Organ-Specific Vascular Functions in Health, Disease, and Repair
Lymphatic Vessels in Cardiac Regeneration
Unlike adult mammals, zebrafish can fully regenerate their heart after injury, offering a powerful model to uncover what successful cardiac repair looks like. We focus on the cardiac lymphatic vasculature and how lymphatic vessels support regeneration by clearing immune cells and inflammatory signals, maintaining fluid balance, and coordinating repair signals within the tissue. Using advanced microscopy and transcriptomic approaches, we study how lymphatics communicate with surrounding cells in the heart, including epicardial cells, fibroblasts, and immune cells, and why failures in lymphatic growth can derail efficient recovery. Our goal is to define lymphatic-dependent mechanisms that may guide the development of new strategies to promote cardiac repair.

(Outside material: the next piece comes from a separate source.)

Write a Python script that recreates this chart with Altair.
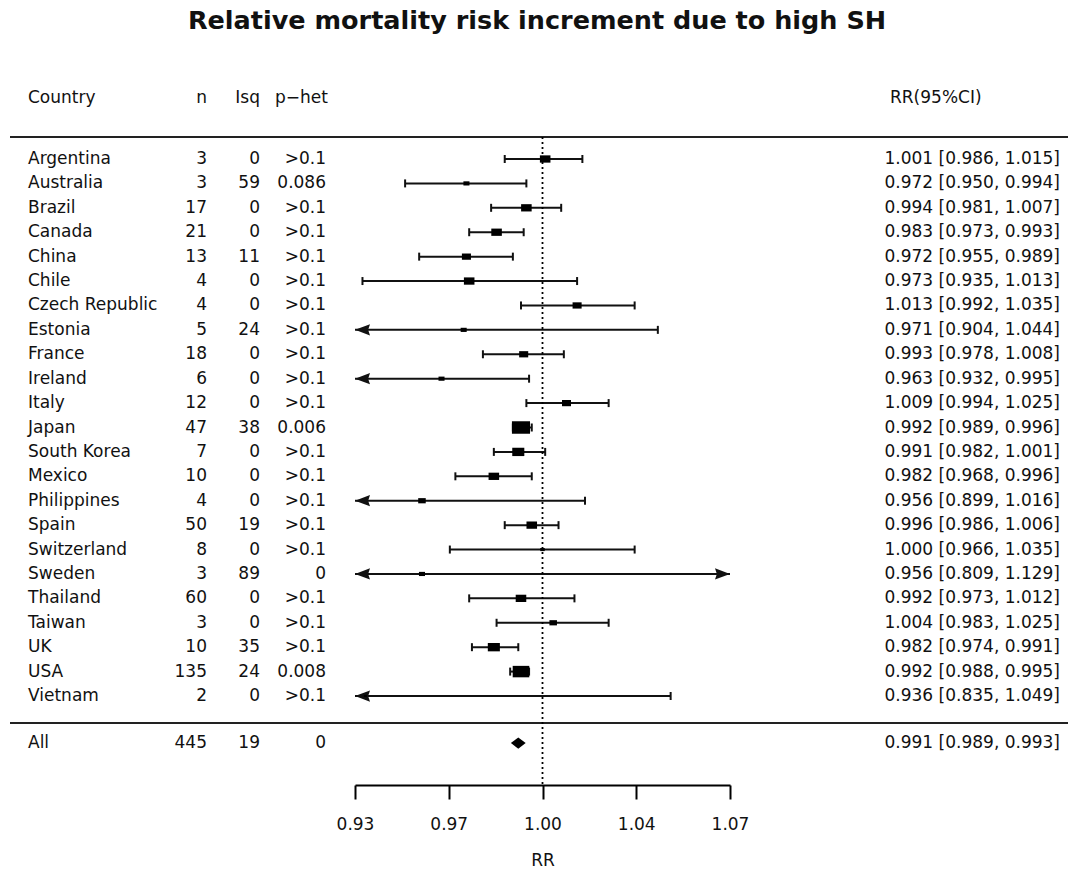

Where blood is born: the vascular niches that shape hematopoietic stem cell fate
Hematopoietic stem cells reside in specialized vascular niches that support blood and immune cell production throughout life. In vertebrates, including humans, these niches are closely associated with sinusoidal endothelial cells in the bone marrow, which provide structural support and instructive signals that regulate stem cell maintenance, differentiation, and trafficking. This vascular organization is evolutionarily conserved, with comparable sinusoidal niches found in the zebrafish kidney marrow and the caudal hematopoietic tissue during development. In our lab, we study how these conserved vascular niches are formed, maintained, and remodeled, and how vessel identity and signaling control hematopoietic stem cell behavior in health and disease.